Malgré cela, nous dit Paul Magnette, le travail doit être une priorité pour la gauche. Car jusqu’ici, «personne n’a davantage reconnu la valeur du travail que le mouvement ouvrier», alors qu’en plaçant la «valeur travail» au cœur de sa campagne présidentielle, Nicolas Sarkozy reconnaissait que «longtemps la droite a ignoré le travailleur». Ce discours n’avait qu’un objectif électoral, alors que, pour les syndicats et pour la gauche, il importe de changer fondamentalement les buts, l’organisation et finalement le sens du travail.

… à la contre-offensive

Selon Paul Magnette, quatre tendances montrent que le moment de la contre-offensive est venu:

1. La croissance des pathologies professionnelles (maux de dos ou de tête, dépressions, burn-out) exprime le désir d’autres formes de travail.

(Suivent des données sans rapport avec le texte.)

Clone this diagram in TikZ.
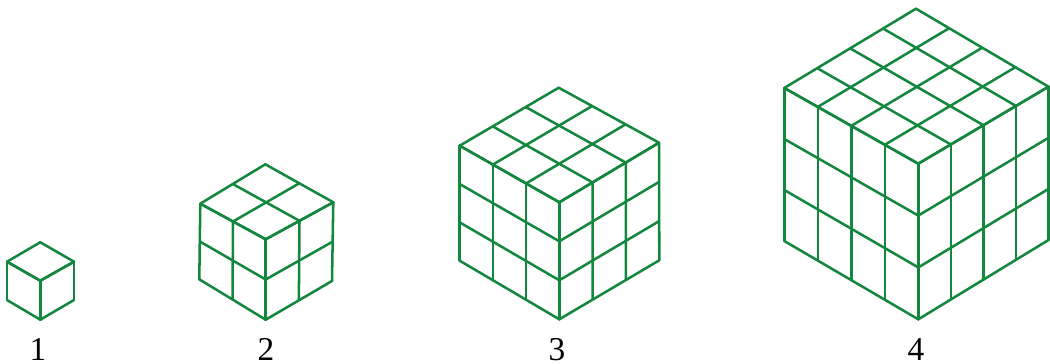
\documentclass[tikz,border=0pt]{standalone}
\usepackage{fontspec}
\setmainfont{Liberation Serif}
\usetikzlibrary{calc}
\definecolor{cubegreen}{RGB}{20,135,62}
\tikzset{
  cubeline/.style={draw=cubegreen,line width=1.9pt,line join=round,line cap=round},
  cubelabel/.style={font=\fontsize{25pt}{26pt}\selectfont,text=black,anchor=base,inner sep=0pt},
}
% #1 columns, #2 rows; uses the corners T, L, R, C, LB, RB, B
\newcommand{\cubegrid}[2]{%
  \foreach \i in {0,...,#1}{%
    \pgfmathsetmacro{\t}{\i/#1}
    \draw[cubeline] ($(T)!\t!(L)$) -- ($(R)!\t!(C)$);
    \draw[cubeline] ($(T)!\t!(R)$) -- ($(L)!\t!(C)$);
    \draw[cubeline] ($(L)!\t!(C)$) -- ($(LB)!\t!(B)$);
    \draw[cubeline] ($(C)!\t!(R)$) -- ($(B)!\t!(RB)$);
  }
  \foreach \j in {0,...,#2}{%
    \pgfmathsetmacro{\t}{\j/#2}
    \draw[cubeline] ($(L)!\t!(LB)$) -- ($(C)!\t!(B)$);
    \draw[cubeline] ($(C)!\t!(B)$) -- ($(R)!\t!(RB)$);
  }
}
\begin{document}
\begin{tikzpicture}[x=0.75pt,y=-0.75pt]
\useasboundingbox (0,0) rectangle (1050,364);
% cube 1
\begin{scope}
\coordinate (T) at (40.3,242.3); \coordinate (L) at (7,261.7); \coordinate (R) at (74,261.7);
\coordinate (C) at (40.3,280.7); \coordinate (LB) at (7,300); \coordinate (RB) at (74,300); \coordinate (B) at (40.3,319.7);
\cubegrid{1}{1}
\end{scope}
% cube 2
\begin{scope}
\coordinate (T) at (265.3,164.3); \coordinate (L) at (200.3,203.7); \coordinate (R) at (333.3,202.3);
\coordinate (C) at (265.7,239.3); \coordinate (LB) at (199.3,279.3); \coordinate (RB) at (332,281); \coordinate (B) at (265.7,319.7);
\cubegrid{2}{2}
\end{scope}
% cube 3
\begin{scope}
\coordinate (T) at (558.7,87.7); \coordinate (L) at (459.7,145.7); \coordinate (R) at (659,142.7);
\coordinate (C) at (559.3,202.3); \coordinate (LB) at (459.7,260.7); \coordinate (RB) at (659.3,260.3); \coordinate (B) at (559.3,319.3);
\cubegrid{3}{3}
\end{scope}
% cube 4
\begin{scope}
\coordinate (T) at (916,8.7); \coordinate (L) at (784.3,88); \coordinate (R) at (1048.5,86.7);
\coordinate (C) at (918.3,163.7); \coordinate (LB) at (784.3,241); \coordinate (RB) at (1048.5,240); \coordinate (B) at (918.3,319.3);
\cubegrid{4}{3}
\end{scope}
\node[cubelabel] (n1) at (38,360.5) {1};
\node[cubelabel] (n2) at (266,360.5) {2};
\node[cubelabel] (n3) at (557,360.5) {3};
\node[cubelabel] (n4) at (916,360.5) {4};
\end{tikzpicture}
\end{document}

2. Le fait que les salariés octroient toujours plus d’importance à la qualité de leur travail est aussi une tendance encourageante.

3. Les vastes et vives réactions suscitées, en France, par la récente réforme des retraites constituent un signe fort de ces aspirations à transformer le travail.

4. La multiplication de nouvelles formes de travail constitue un dernier signe d’espoir. Comme aux débuts de la révolution industrielle ou à la fin des Trente Glorieuses (1945-1975), rappelle Paul Magnette, «on voit aujourd’hui se multiplier des modalités d’organisations alternatives à travers lesquelles s’expérimentent d’autres formes de travail, ravivant l’idéal de l’expression de soi et de la collaboration avec autrui».

Cette dernière réflexion est sans conteste essentielle, mais elle doit aller de pair, selon nous, avec une réduction massive de la durée du travail, pour des raisons tout à la fois sociales, économiques, familiales, égalitaires (entre hommes et femmes) et écologiques. 


* Paul Magnette, L’autre moitié du monde. Essai sur le sens de la valeur du travail, Editions La Découverte, Paris, janvier 2024.

Le syndicalisme est politique

Cette affirmation forme le cœur d’un ouvrage précisément intitulé Le syndicalisme est politique, paru aux Editions La Dispute, et rédigé par le sociologue Karel Yon et sept autres chercheurs en sciences sociales. A leur avis, le grand mouvement social pour les retraites en France, au printemps 2023, vient d’en faire la démonstration, à rebours des discours dominants qui dissocient la démocratie sociale de la démocratie politique. Le syndicalisme français avait été très politique, CGT en tête, en 1936, alors que, dans les années 1960-1970, c’est la CFDT qui avait été un acteur central de la renaissance et de l’unification de la gauche. On a par la suite assisté à un phénomène de dépolitisation, en particulier lors de l’élection présidentielle de 2022, dont les syndicats sont pour l’essentiel restés à l’écart, en se réfugiant derrière la Charte d’Amiens de 1906, qui prône l’indépendance syndicale face aux partis. Mais la bataille des retraites de 2023 a changé une nouvelle fois la donne, selon les auteurs, l’intersyndicale devenant «un acteur politique à égalité avec les partis, l’opposition parlementaire et le gouvernement». A l’avenir, ce rôle politique du mouvement syndical pourrait encore se renforcer à la faveur de nouvelles luttes, comme celle des femmes, ou de la transition climatique.